Fearmongering fails, Ky families and new teachers win
Bluegrass Institute President and CEO Jim Waters praised state lawmakers who supported historic school choice and pension reform legislation by voting to override vetoes by Gov. Andy Beshear in Monday’s session of the Kentucky General Assembly.
House Bill 563, whose primary sponsor was Rep. Chad McCoy, R-Bardstown, offers parents statewide the opportunity to enroll their child in a public school in a district different than the one where they reside with state SEEK dollars to follow children who transfer.
“We commend legislators for recognizing that no child should be denied a better public education just because they don’t happen to live in the district where the school which would provide them that opportunity is located,” said Bluegrass Institute President and CEO Jim Waters.
“This bill benefits both students who transfer and those who remain in their districts by creating the dynamics that we’re hopeful will result in failing and underperforming public schools improving their performance in order to not risk losing students and the state dollars which follow them,” Waters added.
HB 563 also creates education opportunity accounts funded by tax credits to provide financial assistance to students in counties with more than 90,000 residents who come from homes with incomes at or below 175% of the federal poverty level. These accounts will provide funding for a variety of educational services, including private-school tuition for eligible students with those from the lowest-income homes at the front of the line.
Students from homes in Jefferson, Fayette, Kenton, Boone, Warren, Hardin, Daviess and Campbell counties meeting the income requirements will be eligible for these accounts and the scholarships they will create.
“We commend legislators for seeing through the blatant mischaracterizations and alarmism by opponents of educational liberty, including that this policy is an attack on public education,” Waters said. “Not only do several other states have similar and successful school choice programs but those states’ public education systems consistently outperform Kentucky academically while spending less.”
Legislators’ override of Beshear’s veto of House Bill 258 will result in a modernized pension system for new teachers who begin in Kentucky’s classrooms after Jan. 1, 2022.
The bill, which was sponsored and shepherded through a challenging legislative process by Rep.

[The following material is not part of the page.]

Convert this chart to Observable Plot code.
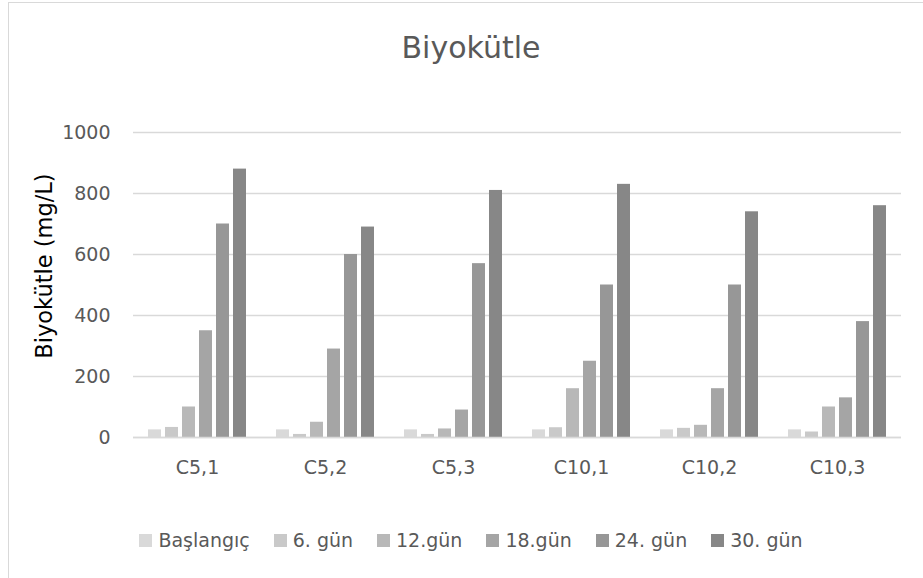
<!DOCTYPE html>
<html>
<head>
<meta charset="utf-8">
<script src="https://cdn.jsdelivr.net/npm/d3@7"></script>
<script src="https://cdn.jsdelivr.net/npm/@observablehq/plot@0.6"></script>
<style>
  html, body { margin: 0; padding: 0; background: #fff; }
  body { width: 923px; height: 578px; overflow: hidden; position: relative; font-family: "DejaVu Sans", sans-serif; }
  #chart { position: absolute; left: 8px; top: 2px; width: 924px; height: 600px; border: 1px solid #d9d9d9; background: #fff; }
  #title { position: absolute; left: 0; width: 100%; top: 26px; text-align: center; font-size: 30px; color: #595959; line-height: 38px; }
  #ytitle { position: absolute; left: 35px; top: 263px; transform: translate(-50%, -50%) rotate(-90deg); font-size: 22.5px; color: #000; white-space: nowrap; }
  #plot { position: absolute; left: 0; top: 97px; }
  #legend { position: absolute; left: 0; width: 100%; top: 524px; display: flex; justify-content: center; gap: 24px; font-size: 19px; color: #595959; line-height: 26px; }
  #legend .item { display: flex; align-items: center; gap: 6px; }
  #legend .sw { width: 13px; height: 13px; display: inline-block; }
</style>
</head>
<body>
<div id="chart">
  <div id="title">Biyokütle</div>
  <div id="ytitle">Biyokütle (mg/L)</div>
  <div id="plot"></div>
  <div id="legend"></div>
</div>
<script>
// Samples (groups along the x axis)
const categories = ["C5,1", "C5,2", "C5,3", "C10,1", "C10,2", "C10,3"];
// Measurement days (one bar per day in each group)
const series = ["Başlangıç", "6. gün", "12.gün", "18.gün", "24. gün", "30. gün"];
// Biomass (mg/L) per day, in the order of categories
const baslangic = [25, 25, 25, 25, 25, 25];
const gun6 = [33, 10, 10, 32, 30, 18];
const gun12 = [100, 50, 28, 160, 40, 100];
const gun18 = [350, 290, 90, 250, 160, 130];
const gun24 = [700, 600, 570, 500, 500, 380];
const gun30 = [880, 690, 810, 830, 740, 760];
const yTicks = [0, 200, 400, 600, 800, 1000];
const colors = ["#d9d9d9", "#c9c9c9", "#b8b8b8", "#a5a5a5", "#979797", "#878787"];

const seriesValues = [baslangic, gun6, gun12, gun18, gun24, gun30];
const data = [];
categories.forEach((c, i) => {
  series.forEach((s, j) => {
    data.push({category: c, day: s, value: seriesValues[j][i]});
  });
});

const font = "DejaVu Sans, sans-serif";

const chart = Plot.plot({
  width: 923,
  height: 387,
  marginLeft: 122,
  marginRight: 29,
  marginTop: 32,
  marginBottom: 50,
  style: {fontFamily: font, fontSize: "19px", color: "#595959", background: "transparent"},
  fx: {domain: categories, paddingInner: 0, paddingOuter: 0, label: null},
  x: {domain: series, paddingInner: 0.22, paddingOuter: 0.867, axis: null},
  y: {domain: [0, 1000], label: null},
  color: {domain: series, range: colors},
  marks: [
    Plot.gridY(yTicks, {stroke: "#d9d9d9", strokeOpacity: 1, strokeWidth: 1.3}),
    Plot.barY(data, {fx: "category", x: "day", y: "value", fill: "day"}),
    Plot.ruleY([0], {stroke: "#d9d9d9", strokeWidth: 1.5}),
    Plot.axisY(yTicks, {tickSize: 0, tickPadding: 23, tickFormat: d => String(d), label: null, fill: "#595959"}),
    Plot.axisFx({anchor: "bottom", tickSize: 0, tickPadding: 23, label: null, fill: "#595959"})
  ]
});
document.getElementById("plot").appendChild(chart);

const legend = document.getElementById("legend");
series.forEach((s, j) => {
  const item = document.createElement("div");
  item.className = "item";
  const sw = document.createElement("span");
  sw.className = "sw";
  sw.style.background = colors[j];
  const label = document.createElement("span");
  label.textContent = s;
  item.appendChild(sw);
  item.appendChild(label);
  legend.appendChild(item);
});
</script>
</body>
</html>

C. Ed Massey, R-Hebron, creates a new pension tier in the Teachers’ Retirement System (TRS) and is based on ideas offered by the Bluegrass Institute creating a hybrid pension plan offering new teachers a generous defined benefit at retirement while protecting taxpayers from future unfunded liabilities by including defined-contribution components.
"This governor may remain in a 20th century state of denial about TRS’ continuing deepening liability – now $15 billion – despite huge infusions of funding in recent years, but the legislators looked beyond the fearmongering of the governor’s ideological allies in the legislature to offer a mobile 21st century retirement plan which will attract new teachers to Kentucky,” Waters said.